APSN Banner

Indonesia looms as top trade partner

Source
Reuters - January 7, 2000

Joanne Collins, Dili – East Timor is likely to count Indonesia, its old and often brutal master, as its top trade partner as the devastated fledgling nation strives to rebuild, the United Nations and World Bank say.

Laid waste less than five months ago by pro-Jakarta militias opposed to independence, East Timor is still tied economically to Indonesia despite its bloody severing of sovereign ties.

UN chief in the territory, Sergio Vieira de Mello, named the Indonesian-ruled Western half of Timor island and two major Indonesian cities as likely centres of the trade.

"It is clear to me that West Timor in particular and other areas like Surabaya and Denpasar will become the main trade partners of East Timor," he told Reuters on Thursday.

Most investment in the fledgling nation, which voted for independence on August 30, has so far come from Australia, but Indonesia has regained a firm business footing in the territory it ruled as a province for 24 years.

Government-owned Merpati Nusantara Airlines said this week it would be the first to resume commercial flights.

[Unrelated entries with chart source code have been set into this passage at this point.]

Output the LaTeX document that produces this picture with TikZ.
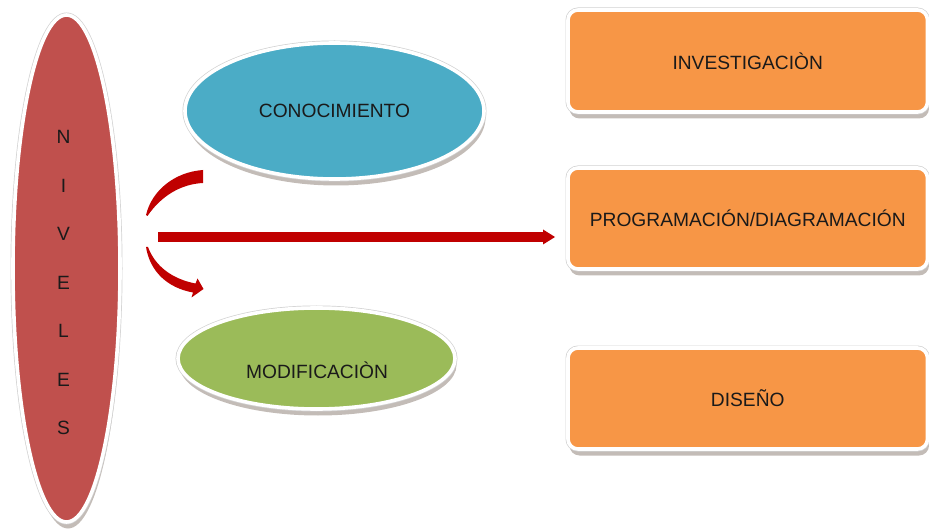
\documentclass[tikz,border=0pt]{standalone}
\usepackage{fontspec}
\setmainfont{Liberation Sans}
\usetikzlibrary{shapes.geometric,shadows,arrows.meta}
\definecolor{nivred}{HTML}{C0504D}
\definecolor{conblue}{HTML}{4BACC6}
\definecolor{modgreen}{HTML}{9BBB59}
\definecolor{boxorange}{HTML}{F79646}
\definecolor{arrred}{HTML}{C00000}
\definecolor{txtcol}{HTML}{1A1A1A}
\definecolor{shadowcol}{HTML}{7A6A60}
\begin{document}
\begin{tikzpicture}[x=1pt,y=-1pt,
  framed/.style={draw=white, line width=3.6pt,
    drop shadow={shadow xshift=1.5pt, shadow yshift=-6.5pt, opacity=0.45, fill=shadowcol},
    preaction={draw=black!18, line width=5pt}},
  ell/.style={ellipse, framed, inner sep=0pt, font=\fontsize{19.2}{22}\selectfont, text=txtcol},
  obox/.style={rectangle, rounded corners=10pt, framed, fill=boxorange, inner sep=0pt,
    minimum width=359.5pt, font=\fontsize{19.2}{22}\selectfont, text=txtcol},
  lbl/.style={inner sep=0pt, font=\fontsize{19.2}{22}\selectfont, text=txtcol},
  arr/.style={fill=arrred, draw=none}]
\useasboundingbox (0,0) rectangle (929,529);

% left ellipse
\node[ell, fill=nivred, minimum width=107pt, minimum height=507pt] (niv) at (66.5,268.5) {};
\node[lbl, align=center, font=\fontsize{19.2}{48.5}\selectfont] (nivtxt) at (63.5,282.5) {N\\I\\V\\E\\L\\E\\S};

% middle ellipses
\node[ell, fill=conblue, minimum width=299pt, minimum height=136pt] (con) at (334.5,111) {CONOCIMIENTO};
\node[ell, fill=modgreen, minimum width=277pt, minimum height=101pt] (mod) at (316.5,358.5) {};
\node[lbl] (modtxt) at (317,370) {MODIFICACIÒN};

% boxes
\node[obox, minimum height=102pt] (inv) at (747.75,61) {INVESTIGACIÒN};
\node[obox, minimum height=101pt] (prog) at (747.75,218.5) {PROGRAMACIÓN/DIAGRAMACIÓN};
\node[obox, minimum height=101pt] (dis) at (747.75,398.5) {DISEÑO};

% arrows
\coordinate (s1) at (158,237);
\coordinate (s2) at (555,237);
\draw[draw=arrred, line width=9.5pt, -{Triangle[length=12pt,width=15pt,line width=0pt]}] (s1) -- (s2);

\coordinate (u1) at (146,215);
\coordinate (u2) at (203,170);
\coordinate (u3) at (203,183);
\fill[arr] (u1) .. controls (152,190) and (175,172) .. (u2) -- (u3)
  .. controls (181,184) and (161,196) .. (147.5,216) -- cycle;

\coordinate (l1) at (146,247);
\coordinate (l2) at (203.5,289);
\fill[arr] (l1) .. controls (150,272) and (168,288) .. (193,292.5) -- (191.5,297.5) -- (l2)
  -- (197.5,278.5) -- (195.5,283.5) .. controls (172,279) and (155,266) .. (148,247) -- cycle;
\end{tikzpicture}
\end{document}
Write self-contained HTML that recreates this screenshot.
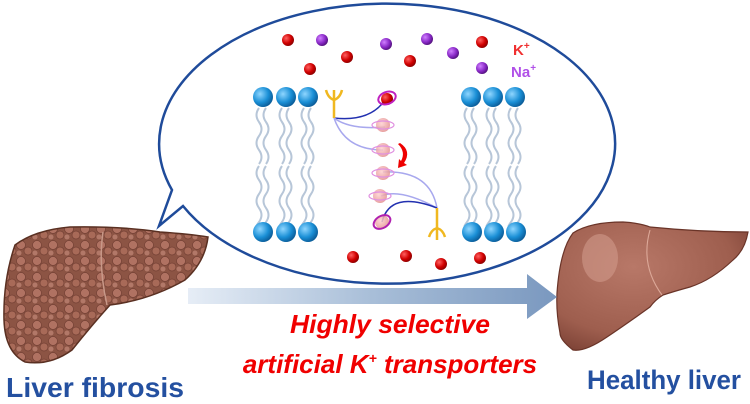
<!DOCTYPE html>
<html><head><style>
body{margin:0;width:750px;height:404px;background:#fff;overflow:hidden}
svg{display:block}
text{font-family:"Liberation Sans",sans-serif;font-weight:bold}
</style></head><body>
<svg width="750" height="404" viewBox="0 0 750 404">
<defs>
<radialGradient id="bh" cx="35%" cy="35%" r="70%"><stop offset="0" stop-color="#8fd6ff"/><stop offset=".6" stop-color="#1a8fd6"/><stop offset="1" stop-color="#0a5a96"/></radialGradient>
<radialGradient id="rd" cx="35%" cy="35%" r="70%"><stop offset="0" stop-color="#ff6060"/><stop offset=".6" stop-color="#d00000"/><stop offset="1" stop-color="#800"/></radialGradient>
<radialGradient id="pp" cx="35%" cy="35%" r="70%"><stop offset="0" stop-color="#d080ff"/><stop offset=".6" stop-color="#8a2ac8"/><stop offset="1" stop-color="#50107a"/></radialGradient>
<radialGradient id="pk" cx="40%" cy="40%" r="70%"><stop offset="0" stop-color="#ffd0d0"/><stop offset="1" stop-color="#e08a8a"/></radialGradient>
<linearGradient id="ar" x1="0" x2="1"><stop offset="0" stop-color="#e6edf6"/><stop offset=".5" stop-color="#a8bed8"/><stop offset="1" stop-color="#7a98bf"/></linearGradient>
<radialGradient id="lv" cx="40%" cy="35%" r="75%"><stop offset="0" stop-color="#b87868"/><stop offset=".7" stop-color="#9e5e4e"/><stop offset="1" stop-color="#7a4034"/></radialGradient>
<pattern id="nod" width="16" height="16" patternUnits="userSpaceOnUse"><rect width="16" height="16" fill="#8c5444"/><circle cx="5" cy="5" r="4.5" fill="#b07262" stroke="#744034" stroke-width=".7"/><circle cx="12" cy="11" r="4" fill="#a86a58" stroke="#744034" stroke-width=".7"/><circle cx="3" cy="13" r="2.5" fill="#b27868"/></pattern>
</defs>
<!-- bubble -->
<path d="M172,190 A228,140 0 1 1 183,206 L159,226 Z" fill="#fff" stroke="#1f4b9a" stroke-width="2.5" stroke-linejoin="miter"/>
<!-- lipids -->
<g fill="none" stroke="#b7c6d8" stroke-width="2">
<g id="tails">
<path d="M259,108 q-5,7 0,14 t0,14 t0,14 t0,14"/>
<path d="M266,108 q-5,7 0,14 t0,14 t0,14 t0,14"/>
<path d="M259,166 q-5,7 0,14 t0,14 t0,14 t0,14 t0,2"/>
<path d="M266,166 q-5,7 0,14 t0,14 t0,14 t0,14 t0,2"/>
</g>
<use href="#tails" x="23"/><use href="#tails" x="45"/>
<use href="#tails" x="208"/><use href="#tails" x="230"/><use href="#tails" x="252"/>
</g>
<g fill="url(#bh)">
<circle cx="263" cy="97" r="10"/><circle cx="286" cy="97" r="10"/><circle cx="308" cy="97" r="10"/>
<circle cx="263" cy="232" r="10"/><circle cx="286" cy="232" r="10"/><circle cx="308" cy="232" r="10"/>
<circle cx="471" cy="97" r="10"/><circle cx="493" cy="97" r="10"/><circle cx="515" cy="97" r="10"/>
<circle cx="472" cy="232" r="10"/><circle cx="494" cy="232" r="10"/><circle cx="516" cy="232" r="10"/>
</g>
<!-- transporters -->
<g fill="none" stroke-width="1.5">
<path d="M334,118 Q370,122 385,100" stroke="#2230b0"/>
<path d="M334,118 Q350,130 385,127" stroke="#a8a8ee"/>
<path d="M334,118 Q345,150 383,150" stroke="#a8a8ee"/>
<path d="M437,208 Q430,170 383,172" stroke="#a8a8ee"/>
<path d="M437,208 Q400,188 381,196" stroke="#a8a8ee"/>
<path d="M437,208 Q390,190 382,222" stroke="#2230b0"/>
</g>
<g stroke="#f0b820" stroke-width="2.5" fill="none">
<path d="M334,118 V90 M334,100 q-6,-2 -8,-10 M334,100 q6,-2 8,-10"/>
<path d="M437,208 V240 M437,228 q-6,2 -8,9 M437,228 q6,2 8,9"/>
</g>
<circle cx="387" cy="99" r="6" fill="url(#rd)"/><ellipse cx="387" cy="98" rx="9" ry="6" fill="none" stroke="#c020c0" stroke-width="2" transform="rotate(-20 387 98)"/>
<g fill="url(#pk)" opacity=".85"><circle cx="383" cy="125" r="7"/><circle cx="383" cy="150" r="7"/><circle cx="383" cy="173" r="7"/><circle cx="380" cy="196" r="7"/><circle cx="382" cy="222" r="7"/></g>
<g fill="none" stroke="#e090e0" stroke-width="1.2"><ellipse cx="383" cy="125" rx="11" ry="4"/><ellipse cx="383" cy="150" rx="11" ry="4"/><ellipse cx="383" cy="173" rx="11" ry="4"/><ellipse cx="380" cy="196" rx="11" ry="4"/></g>
<ellipse cx="382" cy="222" rx="9" ry="6" fill="none" stroke="#b020b0" stroke-width="2" transform="rotate(-30 382 222)"/>
<path d="M400,143 q12,8 4,20 l3,2 -9,3 1,-9 2,2 q5,-9 -3,-17z" fill="#e00"/>
<!-- ions -->
<g fill="url(#rd)"><circle cx="288" cy="40" r="6"/><circle cx="347" cy="57" r="6"/><circle cx="310" cy="69" r="6"/><circle cx="410" cy="61" r="6"/><circle cx="482" cy="42" r="6"/><circle cx="353" cy="257" r="6"/><circle cx="406" cy="256" r="6"/><circle cx="441" cy="264" r="6"/><circle cx="480" cy="258" r="6"/></g>
<g fill="url(#pp)"><circle cx="322" cy="40" r="6"/><circle cx="386" cy="44" r="6"/><circle cx="427" cy="39" r="6"/><circle cx="453" cy="53" r="6"/><circle cx="482" cy="68" r="6"/></g>
<text x="513" y="55" font-size="15" fill="#f03030">K<tspan font-size="10" dy="-6">+</tspan></text>
<text x="511" y="77" font-size="15" fill="#b050e8">Na<tspan font-size="10" dy="-6">+</tspan></text>
<!-- left liver -->
<path d="M15,245 Q35,230 70,227 Q120,226 160,232 Q190,234 208,237 Q205,262 185,280 Q150,300 110,305 Q92,325 72,350 Q50,366 25,362 Q5,352 4,320 Q3,280 15,245Z" fill="url(#nod)" stroke="#5a3022" stroke-width="1.5"/>
<path d="M103,232 Q98,265 107,305" fill="none" stroke="#c89888" stroke-width="1.5"/>
<!-- right liver -->
<path d="M557,293 Q560,250 573,233 Q590,222 623,222 Q640,223 650,227 Q700,232 748,232 Q745,250 733,260 Q712,280 690,287 Q672,292 663,295 Q655,300 650,307 Q625,325 607,337 Q585,352 573,350 Q560,340 560,333 Q556,312 557,293Z" fill="url(#lv)" stroke="#6a3428" stroke-width="1.2"/>
<path d="M650,230 Q640,265 662,295" fill="none" stroke="#dca898" stroke-width="1.1"/>
<ellipse cx="600" cy="258" rx="18" ry="24" fill="#d09a8a" opacity=".6"/>
<!-- arrow -->
<path d="M188,288 H527 V274 L557,297 L527,319 V304 H188Z" fill="url(#ar)"/>
<text x="390" y="333" font-size="26" font-style="italic" fill="#f00000" text-anchor="middle" textLength="200" lengthAdjust="spacingAndGlyphs">Highly selective</text>
<text x="390" y="373" font-size="26" font-style="italic" fill="#f00000" text-anchor="middle">artificial K<tspan font-size="14" dy="-10">+</tspan><tspan dy="10"> transporters</tspan></text>
<text x="6" y="397" font-size="28" fill="#2450a0" textLength="178" lengthAdjust="spacingAndGlyphs">Liver fibrosis</text>
<text x="587" y="389" font-size="27" fill="#2450a0" textLength="154" lengthAdjust="spacingAndGlyphs">Healthy liver</text>
</svg>
</body></html>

The first diplomatic mission in East Timor will be Indonesian.

The World Bank says it makes economic sense for East Timor and Indonesia to exchange goods and services, especially as the Indonesian rupiah is the de facto legal tender in East Timor.

"East Timor is in a really tough spot – it's surrounded by Indonesia which is a really good market...," a World Bank official said. "I don't think it's impossible for Indonesia to be the number one trading partner of East Timor but there are political issues."

One of those is the border between East Timor and Indonesia's West Timor, which is still officially closed.

Independence leaders Xanana Gusmao and Jose Ramos-Horta plan a regional tour to canvass investment opportunities beyond Indonesia.

Ramos-Horta told Reuters that on January 23 the two men would leave for China, South Korea, the Philippines, Thailand, Malaysia and Singapore.

"This is a great opportunity for a lot of infrastructure to be developed – tourism and agriculture," Ramos-Horta said. "There is tremendous agricultural potential along East Timor's south coast where the country is very fertile and production could feed the entire territory and be exported to northern Australia."

Agriculture would be the mainstay of East Timor's economy, Vieira de Mello said. Arabica coffee would be the main export earner, with 8000 tonnes exported in 2000 valued at $20 million to $22 million. It would be followed by rice and maize, which are still at subsistence level.

Vieira de Mello, a Brazilian, said East Timor's mineral base was an unknown quantity and that income generated by gas and oil would be limited but important in the two to three years the United Nations took to guide the territory to full independence.

"We're not talking about an income of hundreds of millions of dollars per year at this stage, but under $10 million per year for the next two to three years," he said.

But the United Nations' focus is on the nuts and bolts of the economy: establishing a central fiscal authority, an official currency and a central payments office and tackling unemployment.

"What we're trying to do is to establish the basis of a sound economic environment ... and once we have established this legal basis for the economy to be re-activated then obviously you need an injection of capital to tackle the fundamental problem here which is unemployment," Vieira de Mello said.

He said funds announced at a donors' conference in Tokyo last month would be used to launch rehabilitation and reconstruction projects to provide thousands of jobs across the country.